Open an E01 disk image in your browser

E01 is the format you get handed and the format nobody enjoys parsing. Expert Witness Format, sometimes called EWF, came out of EnCase and became the de facto container for forensic disk images because it does three things raw dd doesn't: it compresses, it stores metadata about the acquisition, and it carries a hash so you can prove the image didn't change since it was captured.

The cost is that you can't just dd if=image.E01 your way into it. The bytes on disk are not the bytes of the original drive. They're chunked, optionally compressed with zlib, indexed by an offset table, and wrapped in a section structure. To read sector 0 of the original media you have to walk that structure first.

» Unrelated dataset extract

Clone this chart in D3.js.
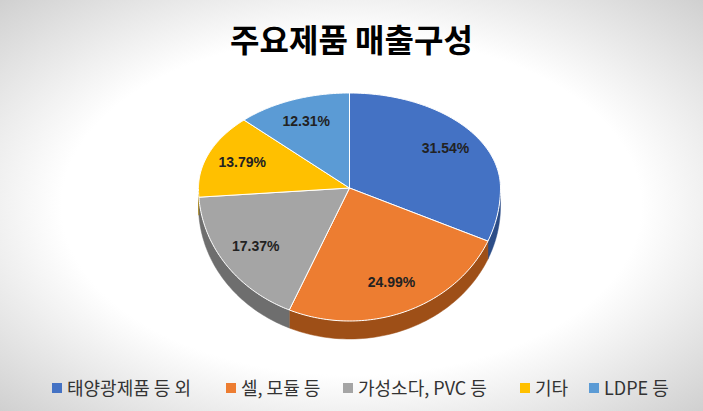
<!DOCTYPE html>
<html><head><meta charset="utf-8">
<script src="https://cdn.jsdelivr.net/npm/d3@7"></script>
<style>body{margin:0}svg{display:block}</style>
</head><body>
<script>
const categories = ["태양광제품 등 외", "셀, 모듈 등", "가성소다, PVC 등", "기타", "LDPE 등"];
const values = [31.54, 24.99, 17.37, 13.79, 12.31];
const colors = ["#4472c4", "#ed7d31", "#a5a5a5", "#ffc000", "#5b9bd5"];
const sideColors = ["#2c4d87", "#9e4f17", "#6e6e6e", "#a87f00", "#396a96"];
const labels = ["31.54%", "24.99%", "17.37%", "13.79%", "12.31%"];

const W = 703, H = 411;
const svg = d3.select("body").append("svg").attr("width", W).attr("height", H);
const defs = svg.append("defs");
const g = defs.append("radialGradient").attr("id", "bg").attr("cx", "50%").attr("cy", "50%").attr("r", "75%");
g.append("stop").attr("offset", "0.55").attr("stop-color", "#ffffff");
g.append("stop").attr("offset", "1").attr("stop-color", "#c9c9c9");
svg.append("rect").attr("width", W).attr("height", H).attr("fill", "url(#bg)");

svg.append("text").attr("x", W / 2).attr("y", 52).attr("text-anchor", "middle")
  .attr("font-family", "Noto Sans CJK KR").attr("font-weight", "bold").attr("font-size", 32)
  .text("주요제품 매출구성");

const cx = 349.5, cy = 188, rx = 151, ryTop = 95, ryBot = 133, depth = 18;
const pie = d3.pie().sort(null).value(d => d);
const arcs = pie(values);
const pt = (a, dy = 0, f = 1) => {
  const c = Math.cos(a);
  return [cx + f * rx * Math.sin(a), cy - f * (c > 0 ? ryTop : ryBot) * c + dy];
};

arcs.forEach((d, i) => {
  const a0 = Math.max(d.startAngle, Math.PI / 2), a1 = Math.min(d.endAngle, 3 * Math.PI / 2);
  if (a1 <= a0) return;
  const n = 60, top = [], bot = [];
  for (let k = 0; k <= n; k++) {
    const a = a0 + (a1 - a0) * k / n;
    top.push(pt(a)); bot.push(pt(a, depth));
  }
  const poly = top.concat(bot.reverse());
  svg.append("path").attr("d", "M" + poly.map(p => p.join(",")).join("L") + "Z")
    .attr("fill", sideColors[i]).attr("stroke", sideColors[i]).attr("stroke-width", 0.5);
});
arcs.forEach((d, i) => {
  const n = 80, pts = [[cx, cy]];
  for (let k = 0; k <= n; k++) pts.push(pt(d.startAngle + (d.endAngle - d.startAngle) * k / n));
  svg.append("path").attr("d", "M" + pts.map(p => p.join(",")).join("L") + "Z")
    .attr("fill", colors[i]).attr("stroke", "#fff").attr("stroke-width", 1);
});
arcs.forEach((d, i) => {
  const a = (d.startAngle + d.endAngle) / 2;
  const [x, y] = pt(a, 0, 0.76);
  svg.append("text").attr("x", x).attr("y", y + 5).attr("text-anchor", "middle")
    .attr("font-family", "Liberation Sans, Arial").attr("font-weight", "bold").attr("font-size", 14)
    .attr("fill", "#222").text(labels[i]);
});
const lx = [52, 226, 343, 520, 589];
categories.forEach((c, i) => {
  svg.append("rect").attr("x", lx[i]).attr("y", 383).attr("width", 10).attr("height", 10).attr("fill", colors[i]);
  svg.append("text").attr("x", lx[i] + 15).attr("y", 395).attr("font-family", "Noto Sans CJK KR")
    .attr("font-size", 18).attr("fill", "#333").text(c);
});
</script>
</body></html>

What's actually inside an E01

An EWF file is a sequence of sections, each with a 76-byte header that names the section type and points at the next one. The ones that matter:

• header / header2 — acquisition metadata. Examiner name, case number, acquisition date, the tool and version that made the image. This is free intelligence about provenance and it's the first thing worth reading.
• volume / disk — geometry. Sector size, sector count, chunk size (number of sectors per compressed chunk, classically 64 sectors = 32 KiB).
• table / table2 / sectors — the actual data. sectors holds the compressed chunks; table is the offset index that says where each chunk lives. table2 is a backup copy of the table, which matters more than it sounds like when the primary table is damaged.
• digest / hash — the stored MD5 and, in EWF2/Ex01, SHA-1 or SHA-256.
• done — end marker.

The high bit of each table offset is a flag: set means the chunk is zlib-compressed, clear means it's stored raw (EWF skips compression when a chunk doesn't shrink, which is common for already-compressed or high-entropy regions). Miss that flag and you'll hand a raw chunk to the decompressor and get garbage, or hand a compressed chunk straight to the caller and get garbage a different way.

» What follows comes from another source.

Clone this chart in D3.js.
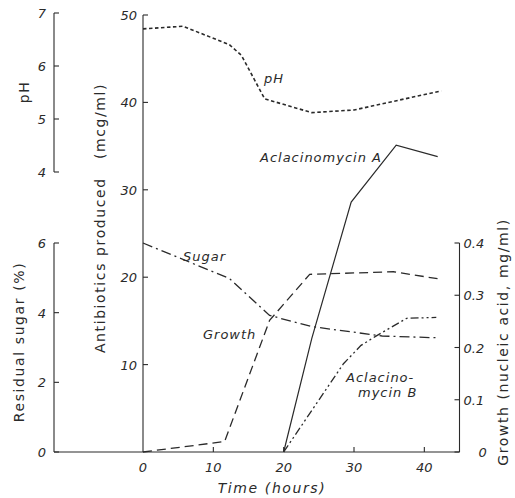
<!DOCTYPE html>
<html>
<head>
<meta charset="utf-8">
<script src="https://cdn.jsdelivr.net/npm/d3@7"></script>
<style>
  body { margin: 0; background: #fff; }
  svg { display: block; }
  text { font-family: "DejaVu Sans", sans-serif; fill: #2a2a2a; }
  .tick-lbl { font-size: 13px; font-style: italic; }
  .title { font-size: 14px; letter-spacing: 1.6px; }
  .curve-lbl { font-size: 13px; font-style: italic; letter-spacing: 1px; }
  .ax { stroke: #2a2a2a; stroke-width: 1.1; fill: none; }
  .curve { fill: none; stroke: #2a2a2a; stroke-width: 1.2; }
</style>
</head>
<body>
<svg width="515" height="498"></svg>
<script>
// valores (tempo em horas)
const phTime = [0, 5.7, 12.3, 14, 17.3, 24, 30, 42.4];
const phValue = [6.70, 6.75, 6.40, 6.20, 5.38, 5.12, 5.17, 5.53];

const aclaATime = [20, 24, 29.6, 36, 41.9];
const aclaAValue = [0, 13, 28.6, 35.1, 33.8];

const aclaBTime = [20, 28.5, 31, 33, 37.5, 41.7];
const aclaBValue = [0, 10.1, 12.2, 13.2, 15.3, 15.4];

const growthTime = [0, 11.6, 18, 23.7, 35.6, 42.2];
const growthValue = [0, 0.02, 0.252, 0.34, 0.345, 0.331];

const sugarTime = [0, 12.3, 18, 24, 34, 41.7];
const sugarValue = [6.0, 4.98, 3.92, 3.6, 3.33, 3.28];

const xTicks = [0, 10, 20, 30, 40];
const mainTicks = [10, 20, 30, 40, 50];
const phTicks = [4, 5, 6, 7];
const sugarTicks = [0, 2, 4, 6];
const growthTicks = [0, 0.1, 0.2, 0.3, 0.4];

const svg = d3.select("svg");

// escalas
const x = d3.scaleLinear().domain([0, 45]).range([143, 459.5]);
const yMain = d3.scaleLinear().domain([0, 50]).range([452, 15]);
const yPH = d3.scaleLinear().domain([4, 7]).range([172, 13]);
const ySugar = d3.scaleLinear().domain([0, 6]).range([452, 243]);
const yGrowth = d3.scaleLinear().domain([0, 0.4]).range([452, 243]);

const LEFT_X = 54;
const TICK = 5;

// eixo x (vai do eixo do açúcar ao eixo do crescimento)
svg.append("line").attr("class", "ax")
  .attr("x1", LEFT_X).attr("x2", x(45))
  .attr("y1", yMain(0)).attr("y2", yMain(0));
svg.selectAll(".xt").data(xTicks.filter(d => d > 0)).enter()
  .append("line").attr("class", "ax")
  .attr("x1", d => x(d)).attr("x2", d => x(d))
  .attr("y1", yMain(0)).attr("y2", yMain(0) - TICK);
svg.selectAll(".xl").data(xTicks).enter()
  .append("text").attr("class", "tick-lbl")
  .attr("x", d => x(d)).attr("y", 472)
  .attr("text-anchor", "middle")
  .text(d => d);

// eixo principal (antibióticos)
svg.append("line").attr("class", "ax")
  .attr("x1", x(0)).attr("x2", x(0))
  .attr("y1", yMain(50)).attr("y2", yMain(0));
svg.selectAll(".mt").data(mainTicks).enter()
  .append("line").attr("class", "ax")
  .attr("x1", x(0)).attr("x2", x(0) + TICK)
  .attr("y1", d => yMain(d)).attr("y2", d => yMain(d));
svg.selectAll(".ml").data(mainTicks).enter()
  .append("text").attr("class", "tick-lbl")
  .attr("x", x(0) - 6).attr("y", d => yMain(d) + 5)
  .attr("text-anchor", "end")
  .text(d => d);

// eixo do pH
svg.append("line").attr("class", "ax")
  .attr("x1", LEFT_X).attr("x2", LEFT_X)
  .attr("y1", yPH(7)).attr("y2", yPH(4));
svg.selectAll(".pt").data(phTicks).enter()
  .append("line").attr("class", "ax")
  .attr("x1", LEFT_X).attr("x2", LEFT_X + TICK)
  .attr("y1", d => yPH(d)).attr("y2", d => yPH(d));
svg.selectAll(".pl").data(phTicks).enter()
  .append("text").attr("class", "tick-lbl")
  .attr("x", LEFT_X - 8).attr("y", d => yPH(d) + 5)
  .attr("text-anchor", "end")
  .text(d => d);

// eixo do açúcar residual
svg.append("line").attr("class", "ax")
  .attr("x1", LEFT_X).attr("x2", LEFT_X)
  .attr("y1", ySugar(6)).attr("y2", ySugar(0));
svg.selectAll(".st").data(sugarTicks).enter()
  .append("line").attr("class", "ax")
  .attr("x1", LEFT_X).attr("x2", LEFT_X + TICK)
  .attr("y1", d => ySugar(d)).attr("y2", d => ySugar(d));
svg.selectAll(".sl").data(sugarTicks).enter()
  .append("text").attr("class", "tick-lbl")
  .attr("x", LEFT_X - 8).attr("y", d => ySugar(d) + 5)
  .attr("text-anchor", "end")
  .text(d => d);

// eixo do crescimento (direita)
const RIGHT_X = x(45);
svg.append("line").attr("class", "ax")
  .attr("x1", RIGHT_X).attr("x2", RIGHT_X)
  .attr("y1", yGrowth(0.4)).attr("y2", yGrowth(0));
svg.selectAll(".gt").data(growthTicks).enter()
  .append("line").attr("class", "ax")
  .attr("x1", RIGHT_X).attr("x2", RIGHT_X - TICK)
  .attr("y1", d => yGrowth(d)).attr("y2", d => yGrowth(d));
svg.selectAll(".gl").data(growthTicks).enter()
  .append("text").attr("class", "tick-lbl")
  .attr("x", d => d === 0 ? RIGHT_X + 19 : RIGHT_X + 4)
  .attr("y", d => yGrowth(d) + 5)
  .text(d => d === 0 ? "0" : d.toFixed(1));

// títulos dos eixos
function vTitle(cx, cy, txt) {
  svg.append("text").attr("class", "title")
    .attr("transform", `translate(${cx},${cy}) rotate(-90)`)
    .attr("text-anchor", "middle")
    .attr("dy", "0.35em")
    .text(txt);
}
vTitle(24, 92, "pH");
vTitle(19, 342, "Residual sugar (%)");
vTitle(100, 218, "Antibiotics produced\u00a0\u00a0\u00a0(mcg/ml)");
vTitle(503, 342, "Growth (nucleic acid, mg/ml)");
svg.append("text").attr("class", "title")
  .attr("x", 272).attr("y", 493)
  .attr("text-anchor", "middle")
  .style("font-style", "italic")
  .text("Time (hours)");

// curvas
function drawCurve(ts, vs, yScale, dash, width) {
  const pts = ts.map((t, i) => [t, vs[i]]);
  const line = d3.line().x(d => x(d[0])).y(d => yScale(d[1]));
  svg.append("path").attr("class", "curve")
    .attr("d", line(pts))
    .attr("stroke-dasharray", dash)
    .style("stroke-width", width || 1.2);
}
drawCurve(phTime, phValue, yPH, "3.5,2.5", 1.6);
drawCurve(aclaATime, aclaAValue, yMain, null);
drawCurve(growthTime, growthValue, yGrowth, "9,5", 1.3);
drawCurve(sugarTime, sugarValue, ySugar, "10,4,2,4", 1.3);
drawCurve(aclaBTime, aclaBValue, yMain, "8,3,2,3,2,3", 1.3);

// rótulos das curvas
const labels = [
  { t: "pH", x: 264, y: 83 },
  { t: "Aclacinomycin A", x: 260, y: 162 },
  { t: "Sugar", x: 183, y: 261 },
  { t: "Growth", x: 203, y: 339 },
  { t: "Aclacino-", x: 346, y: 382 },
  { t: "mycin B", x: 358, y: 397 }
];
svg.selectAll(".cl").data(labels).enter()
  .append("text").attr("class", "curve-lbl")
  .attr("x", d => d.x).attr("y", d => d.y)
  .text(d => d.t);
</script>
</body>
</html>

Reading a sector is a four-step lookup

To answer "give me byte offset N of the original media," you do this:

1. Divide N by the chunk size in bytes to find which chunk holds it.
2. Look up that chunk's entry in the table to get its file offset and its compressed-or-not flag.
3. Read the chunk bytes, decompress if the flag is set.
4. Index into the decompressed chunk at N mod chunk_size.

None of this is hard. What makes it annoying in practice is that the data spans multiple physical files. A 500 GB image isn't one .E01 — it's .E01 through .E0n, often capped at 640 MB or 2 GB per segment because of old FAT32 and CD-R limits that nobody needs anymore but everybody still defaults to. The offset in the table can point into segment 14, so your reader has to treat the whole set as one logical byte stream and keep all the file handles open. Select only the first file and any read past the first segment fails.

Why doing this in the browser is the interesting part

The obvious objection: forensic images are huge, browsers are sandboxed, surely you upload it somewhere and let a server do the work. No. That's exactly what you don't want.

The File System Access API hands you a FileSystemFileHandle that you can read in ranges without pulling the whole file into memory. Combined with WebAssembly for the decompression and structure parsing, you get a reader that opens a 500 GB E01 by reading kilobytes — the section headers and the offset table — and then fetches individual 32 KiB chunks lazily as you browse the partition tree. The image never moves. For evidence you're not authorized to copy off the acquisition host, that's not a nice-to-have, it's the whole point. No upload, no temp file on a server you don't control, no second copy to account for in your custody log.

The constraint you feel is memory, not transfer. You cannot decompress the whole image into a buffer. You decompress the chunk you need, use it, and let it go. Cache a small LRU window of recently-touched chunks because filesystem walks have strong locality — reading the MFT touches the same neighborhood repeatedly — but keep the cap low. The moment you try to hold the whole thing you're back to needing a server.

The corruption you'll meet, and what to do about it

Real E01s come off failing drives, and the acquisition tool faithfully records every read error. A bad chunk is usually a chunk that won't decompress or whose CRC doesn't match. Don't abort the whole image because one chunk is dead. Zero-fill the unreadable region, flag it in your output, and keep going — the rest of the filesystem is almost always fine and the analyst needs to know exactly which sectors are untrustworthy, not be told the image is unopenable.

The table2 backup exists precisely for the case where the primary offset table is corrupt. If a table read looks wrong — offsets that point past the end of the segment set, a chunk count that doesn't match the volume section — fall back to table2 before giving up.

And verify the hash when you can. EWF stores an MD5 (and SHA-1/256 in the newer Ex01 variant) computed over the media data at acquisition time. Recompute it from the chunks you decompress and compare. If it matches, you can state in a report that the image is intact. If it doesn't, that's a finding: either the image is damaged or someone touched it after capture, and either way you want to know before you build a case on it.

E01 isn't elegant. But once you've internalized that it's just sections, a chunk table with a compression bit, and data possibly scattered across a dozen files, it stops being a black box and becomes something you can open anywhere — including a browser tab, with nothing installed and nothing uploaded.